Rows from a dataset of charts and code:
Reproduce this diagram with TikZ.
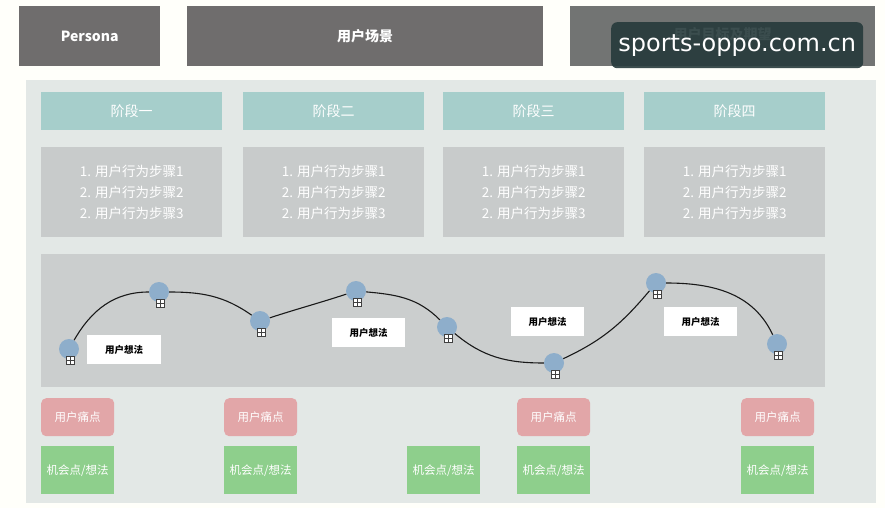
\documentclass[tikz,border=0pt]{standalone}
\usepackage{fontspec}
\setmainfont{Noto Sans CJK SC}
\newfontfamily\wmfont{DejaVu Sans}
\usetikzlibrary{positioning}
\definecolor{hdr}{HTML}{6F6D6D}
\definecolor{hdrb}{HTML}{727473}
\definecolor{panel}{HTML}{E3E8E6}
\definecolor{stage}{HTML}{A6CECB}
\definecolor{stepc}{HTML}{C8CBCB}
\definecolor{wave}{HTML}{CBCECE}
\definecolor{dot}{HTML}{8EAECB}
\definecolor{pain}{HTML}{E2A6A8}
\definecolor{opp}{HTML}{8ECF8C}
\definecolor{wm}{HTML}{263A3B}
\tikzset{
  px/.style={x=1pt,y=-1pt},
  box/.style={draw=none,inner sep=0pt,anchor=north west},
  hdrbox/.style={box,fill=hdr,text=white,font=\bfseries\fontsize{14}{16}\selectfont},
  stagebox/.style={box,fill=stage,text=white,font=\fontsize{14}{16}\selectfont},
  stepbox/.style={box,fill=stepc,text=white,align=center,font=\fontsize{13.5}{21}\selectfont},
  dotnode/.style={circle,fill=dot,minimum size=20pt,inner sep=0pt},
  plusbox/.style={draw=black!75,fill=white,minimum size=8pt,inner sep=0pt,line width=0.6pt,
    path picture={\draw[black!75,line width=0.6pt] (path picture bounding box.west) -- (path picture bounding box.east)
      (path picture bounding box.north) -- (path picture bounding box.south);}},
  thought/.style={box,fill=white,text=black,font=\bfseries\fontsize{9.5}{11}\selectfont},
  painbox/.style={box,fill=pain,rounded corners=5pt,text=white,font=\fontsize{11.5}{13}\selectfont},
  oppbox/.style={box,fill=opp,text=white,font=\fontsize{11.5}{13}\selectfont},
  wave line/.style={draw=black!90,line width=1.1pt},
}
\newcommand{\steptext}{1. 用户行为步骤1\\2. 用户行为步骤2\\2. 用户行为步骤3}
\begin{document}
\begin{tikzpicture}[px]
\useasboundingbox (0,0) rectangle (885,508);
\fill[white!98!yellow] (0,0) rectangle (885,508);
% headers
\node[hdrbox,minimum width=141pt,minimum height=60pt] (persona) at (19,6) {Persona};
\node[hdrbox,minimum width=356pt,minimum height=60pt] (scene) at (187,6) {用户场景};
\node[hdrbox,fill=hdrb,minimum width=305pt,minimum height=60pt] (goal) at (570,6) {\raisebox{6pt}{用户目标及期望}};
% watermark
\node[box,fill=wm,fill opacity=0.9,text opacity=1,rounded corners=6pt,minimum width=252pt,minimum height=46pt,text=white,font=\wmfont\fontsize{24}{26}\selectfont] (wmk) at (611,22) {\raisebox{-3pt}{sports-oppo.com.cn}};
% panel
\node[box,fill=panel,minimum width=850pt,minimum height=423pt] (panel) at (26,80) {};
% stages
\foreach \i/\x/\t in {1/41/阶段一,2/243/阶段二,3/443/阶段三,4/644/阶段四}{
  \node[stagebox,minimum width=181pt,minimum height=38pt] (stage\i) at (\x,92) {\t};
  \node[stepbox,minimum width=181pt,minimum height=90pt] (steps\i) at (\x,147) {\steptext};
}
% wave panel
\node[box,fill=wave,minimum width=784pt,minimum height=133pt] (wave) at (41,254) {};
% thoughts
\node[thought,minimum width=74pt,minimum height=29pt] (tA) at (87,335) {用户想法};
\node[thought,minimum width=73pt,minimum height=29pt] (tB) at (332,318) {用户想法};
\node[thought,minimum width=73pt,minimum height=29pt] (tC) at (511,307) {用户想法};
\node[thought,minimum width=73pt,minimum height=29pt] (tD) at (664,307) {用户想法};
% dots
\foreach \i/\x/\y in {1/69/349,2/159/292,3/260/321,4/356/291,5/447/327,6/554/363,7/656/283,8/777/344}{
  \node[dotnode] (c\i) at (\x,\y) {};
  \node[plusbox] (p\i) at (\x+1,\y+11) {};
}
% curve
\draw[wave line] (c1) to[out=60,in=180] (c2);
\draw[wave line] (c2) to[out=0,in=145] (c3);
\draw[wave line] (c3) to[out=18,in=198] (c4);
\draw[wave line] (c4) to[out=-5,in=135] (c5);
\draw[wave line] (c5) to[out=-40,in=180] (c6);
\draw[wave line] (c6) to[out=25,in=230] (c7);
\draw[wave line] (c7) to[out=0,in=115] (c8);
% plus boxes on top
\foreach \i in {1,...,8}{ \node[plusbox] at (p\i) {}; }
% pain points
\foreach \i/\x in {1/41,2/224,3/517,4/741}{
  \node[painbox,minimum width=73pt,minimum height=38pt] (pain\i) at (\x,398) {用户痛点};
}
% opportunities
\foreach \i/\x in {1/41,2/224,3/407,4/517,5/741}{
  \node[oppbox,minimum width=73pt,minimum height=48pt] (opp\i) at (\x,446) {机会点/想法};
}
\end{tikzpicture}
\end{document}
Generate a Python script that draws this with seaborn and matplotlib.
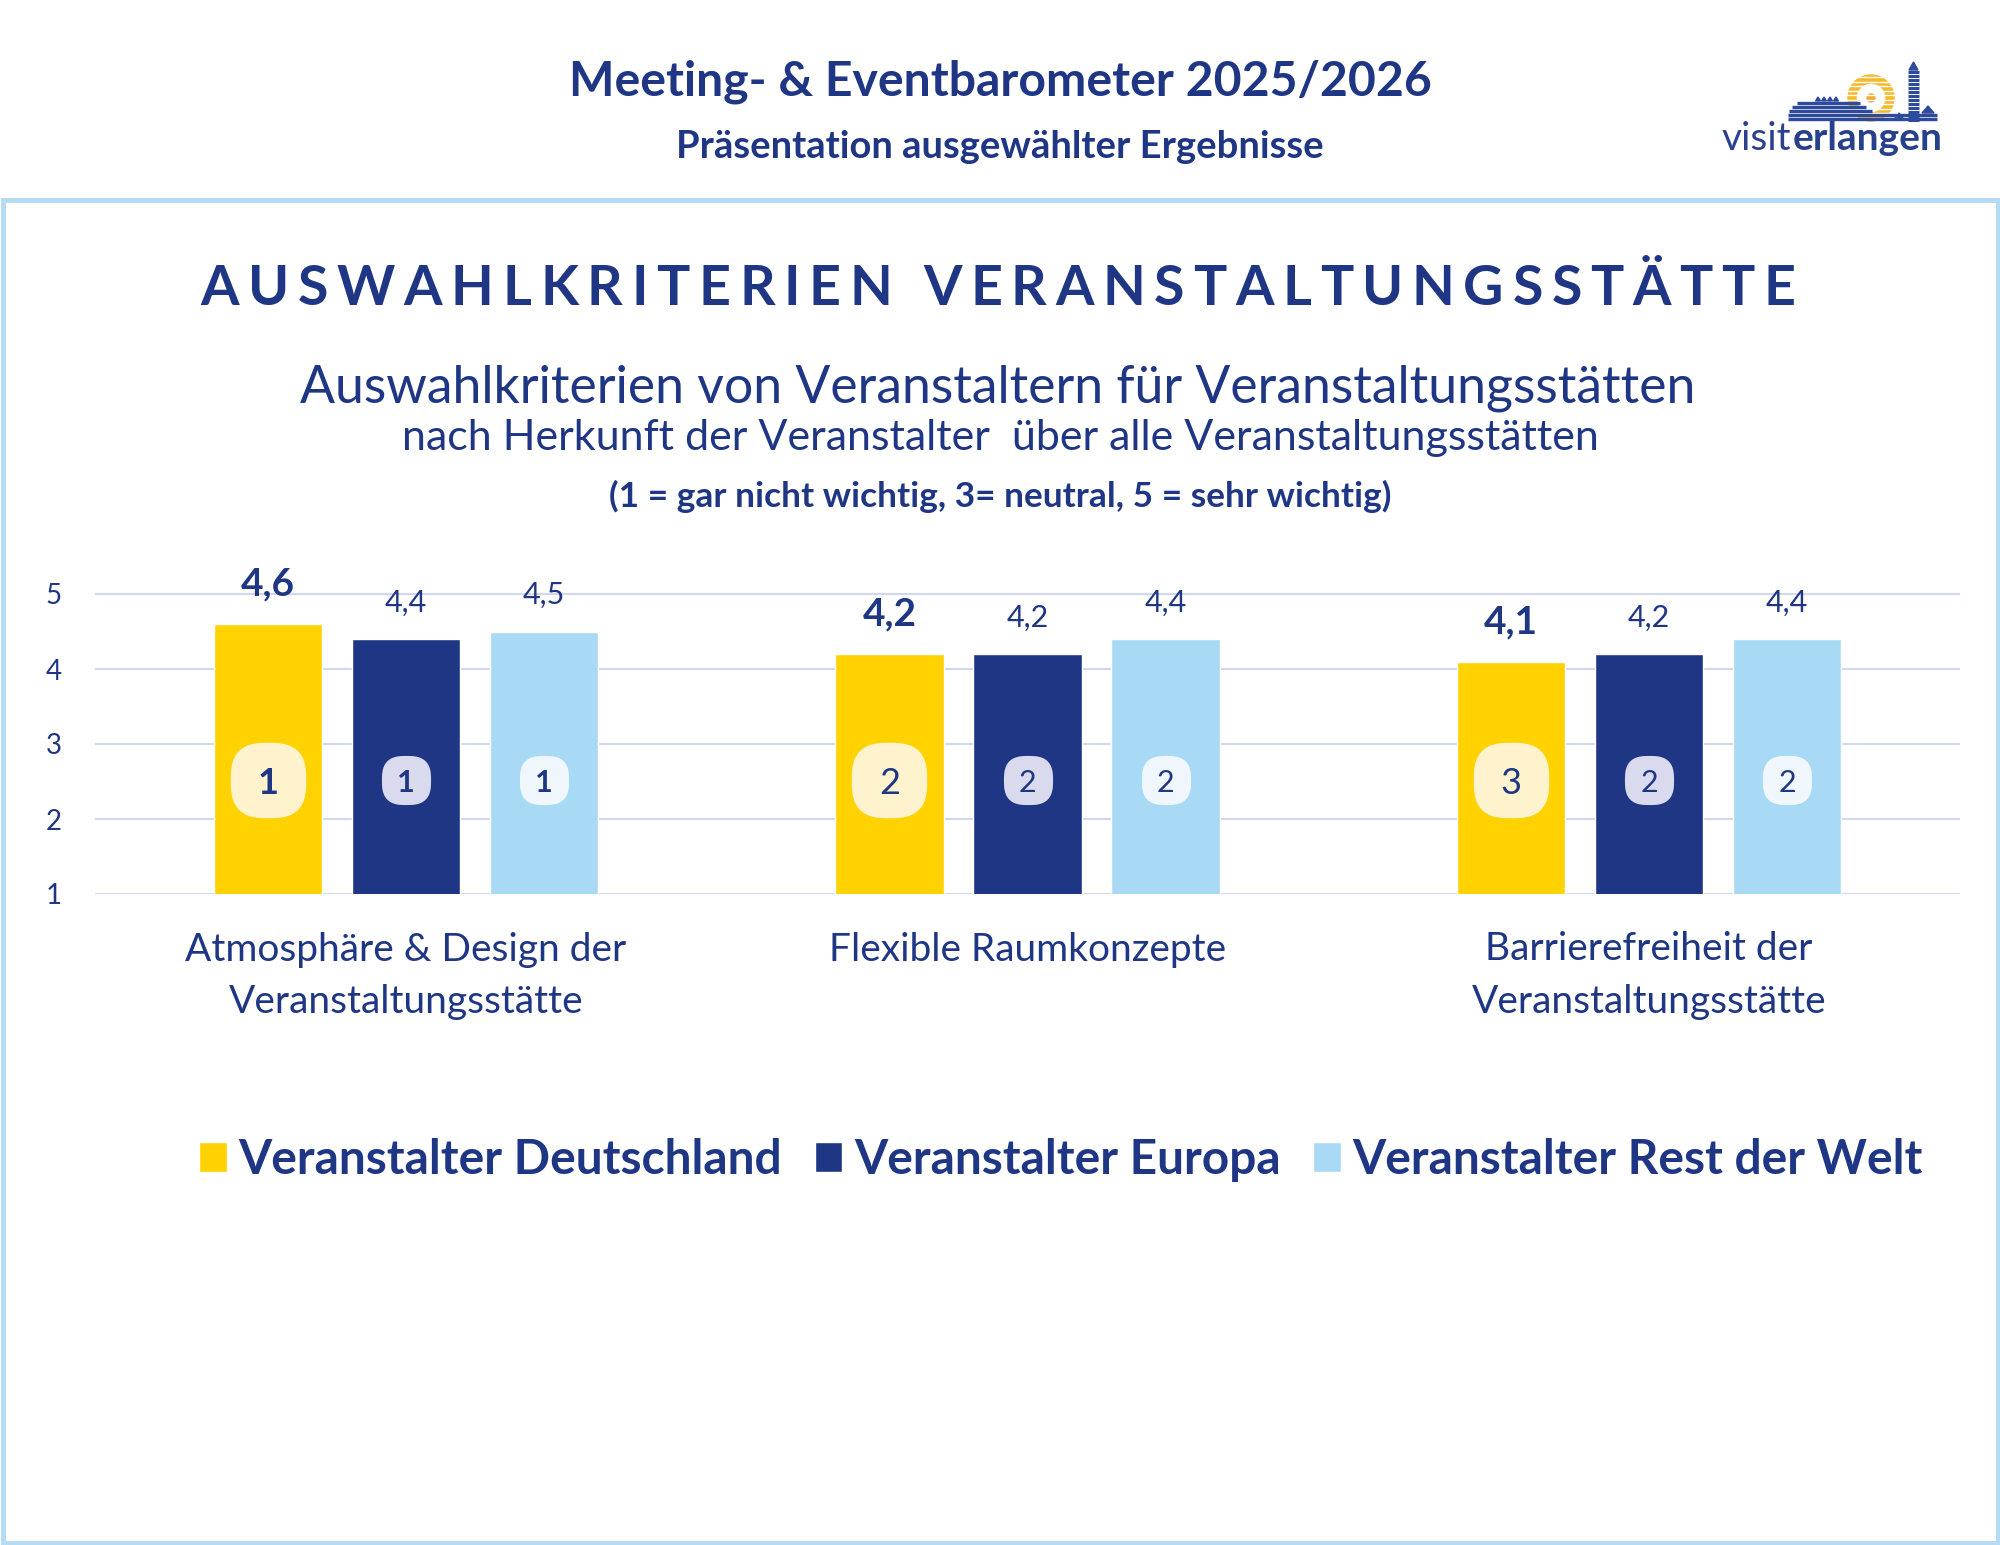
import numpy as np
import pandas as pd
import matplotlib.pyplot as plt
import seaborn as sns
from matplotlib.path import Path
from matplotlib.patches import Rectangle, Wedge, Circle, Polygon

categories = ["Atmosphäre & Design der\nVeranstaltungsstätte",
              "Flexible Raumkonzepte",
              "Barrierefreiheit der\nVeranstaltungsstätte"]
herkunft = ["Veranstalter Deutschland", "Veranstalter Europa", "Veranstalter Rest der Welt"]
werte_deutschland = [4.6, 4.2, 4.1]
werte_europa = [4.4, 4.2, 4.2]
werte_rest_welt = [4.5, 4.4, 4.4]
rang_deutschland = [1, 2, 3]
rang_europa = [1, 2, 2]
rang_rest_welt = [1, 2, 2]
y_ticks = [1, 2, 3, 4, 5]

navy = "#1F3685"
colors = ["#FFD200", "#1F3685", "#A8DAF5"]
badge_colors = ["#FEF3CD", "#D9DAEE", "#EFF7FD"]

values = [werte_deutschland, werte_europa, werte_rest_welt]
ranks = [rang_deutschland, rang_europa, rang_rest_welt]
df = pd.DataFrame({
    "kriterium": categories * 3,
    "herkunft": np.repeat(herkunft, 3),
    "wert": werte_deutschland + werte_europa + werte_rest_welt,
})

sns.set_theme(style="white")
plt.rcParams["font.family"] = ["Lato", "DejaVu Sans"]

fig = plt.figure(figsize=(20, 15.45), dpi=100)
bg = fig.add_axes([0, 0, 1, 1], zorder=0)
bg.set_xlim(0, 2000)
bg.set_ylim(1545, 0)
bg.axis("off")
renderer = fig.canvas.get_renderer()

ax = fig.add_axes([95 / 2000, 1 - 894 / 1545, 1865 / 2000, 337.5 / 1545], zorder=1)
ax.patch.set_alpha(0)

# frame
bg.add_patch(Rectangle((2.5, 199.5), 1995, 1343, fill=False, ec="#B5DBF5", lw=3.6))


def text_width(s, **kw):
    t = bg.text(0, 0, s, **kw)
    w = t.get_window_extent(renderer).width
    t.remove()
    return w


def fit_text(x, y, s, width, **kw):
    w = text_width(s, fontsize=20, **kw)
    return bg.text(x, y, s, fontsize=20 * width / w, ha="center", va="baseline",
                   color=navy, **kw)


def spaced_text(x, y, s, width, **kw):
    ref = text_width("I", **kw)
    pos = [0] + [text_width(s[:i] + "I", **kw) - ref for i in range(1, len(s))]
    track = (width - text_width(s, **kw)) / (len(s) - 1)
    x0 = x - width / 2
    for i, ch in enumerate(s):
        bg.text(x0 + pos[i] + track * i, y, ch, ha="left", va="baseline", color=navy, **kw)


# header
fit_text(1000, 95, "Meeting- & Eventbarometer 2025/2026", 861, fontweight="bold")
fit_text(1000, 158, "Präsentation ausgewählter Ergebnisse", 646, fontweight="bold")

spaced_text(998, 305, "AUSWAHLKRITERIEN VERANSTALTUNGSSTÄTTE", 1595,
            fontsize=40, fontweight="bold")
fit_text(998, 402, "Auswahlkriterien von Veranstaltern für Veranstaltungsstätten", 1403)
fit_text(1000, 450, "nach Herkunft der Veranstalter  über alle Veranstaltungsstätten", 1205)
fit_text(1000, 507, "(1 = gar nicht wichtig, 3= neutral, 5 = sehr wichtig)", 780,
         fontweight="bold")

# logo
t1 = bg.text(1722, 150, "visit", fontsize=28, fontweight="normal", color="#2B4190")
w1 = t1.get_window_extent(renderer).width
bg.text(1722 + w1 + 1, 150, "erlangen", fontsize=28, fontweight="bold", color="#27408B")
bg.add_patch(Wedge((1871, 98), 23, 0, 360, width=8, color="#F6B92B"))
bg.add_patch(Circle((1871, 98), 4, color="#F2A93B"))
for yy in np.arange(77, 122, 4.5):
    bg.plot([1845, 1897], [yy, yy], color="white", lw=1.0)
for yy, xa, xb in [(103, 1797, 1860), (107, 1792, 1866), (111, 1789, 1872),
                   (115, 1788, 1937), (119, 1788, 1937)]:
    bg.plot([xa, xb], [yy, yy], color="#2E4A9B", lw=2.4, solid_capstyle="butt")
for yy in np.arange(72, 121, 4):
    bg.plot([1908, 1919], [yy, yy], color="#2E4A9B", lw=2.2, solid_capstyle="butt")
bg.add_patch(Polygon([[1909, 70], [1918, 70], [1913.5, 62]], color="#2E4A9B"))
for xx in [1818, 1824, 1830, 1836]:
    bg.add_patch(Polygon([[xx - 2.5, 101], [xx + 2.5, 101], [xx, 97]], color="#2E4A9B"))
bg.add_patch(Polygon([[1922, 113], [1934, 113], [1928, 106]], color="#2E4A9B"))
bg.add_patch(Polygon([[1895, 118], [1903, 118], [1899, 113]], color="#2E4A9B"))

# bars
sns.barplot(data=df, x="kriterium", y="wert", hue="herkunft", palette=colors,
            saturation=1, width=0.666, gap=0.216, ax=ax, zorder=2)
handles, labels = ax.get_legend_handles_labels()
ax.get_legend().remove()

ax.set_xlim(-0.5, 2.5)
ax.set_ylim(1, 5.5)
ax.set_yticks(y_ticks)
ax.set_xlabel("")
ax.set_ylabel("")
ax.yaxis.grid(True, color="#D0D7EE", lw=1.5)
ax.set_axisbelow(True)
sns.despine(ax=ax, left=True, bottom=True)
ax.tick_params(axis="y", length=0, pad=24, labelsize=20, labelcolor=navy)
ax.tick_params(axis="x", length=0, pad=27, labelsize=28, labelcolor=navy)
for lab in ax.get_xticklabels():
    lab.set_linespacing(1.56)

for i, cont in enumerate(ax.containers):
    labs = [f"{v:.1f}".replace(".", ",") for v in values[i]]
    if i == 0:
        ax.bar_label(cont, labels=labs, padding=16, fontsize=28, fontweight="bold", color=navy)
    else:
        ax.bar_label(cont, labels=labs, padding=16, fontsize=22, color=navy)

# rank badges
t = np.linspace(0, 2 * np.pi, 160, endpoint=False)
bx = np.sign(np.cos(t)) * np.abs(np.cos(t)) ** (2 / 2.8)
by = np.sign(np.sin(t)) * np.abs(np.sin(t)) ** (2 / 2.8)
badge = Path(np.column_stack([np.append(bx, bx[0]), np.append(by, by[0])]), closed=True)

for i, cont in enumerate(ax.containers):
    xs = [b.get_x() + b.get_width() / 2 for b in cont]
    ax.scatter(xs, [2.52] * len(xs), s=2950 if i == 0 else 1250, marker=badge,
               color=badge_colors[i], linewidths=0, zorder=3)
    for j, (x, r) in enumerate(zip(xs, ranks[i])):
        ax.text(x, 2.52, str(r), ha="center", va="center_baseline",
                fontsize=26 if i == 0 else 22, fontweight="bold" if j == 0 else "normal",
                color=navy, zorder=4)

fig.legend(handles, labels, loc="center", bbox_to_anchor=(1061 / 2000, 1 - 1160 / 1545),
           ncol=3, frameon=False, prop=dict(family="Lato", weight="bold", size=34.5),
           labelcolor=navy, handlelength=0.58, handleheight=0.58, handletextpad=0.24,
           columnspacing=0.68, borderaxespad=0)

fig.savefig("out.png", dpi=100)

_What the task asks_.
Begin with the line that contains "Generate a Python", end with the line that contains "from matplotlib.patches import", and set down every line in that range exactly as it stands, minus the pictures.

_Full solution_.
Generate a Python script that draws this with seaborn and matplotlib.
import numpy as np
import pandas as pd
import matplotlib.pyplot as plt
import seaborn as sns
from matplotlib.path import Path
from matplotlib.patches import Rectangle, Wedge, Circle, Polygon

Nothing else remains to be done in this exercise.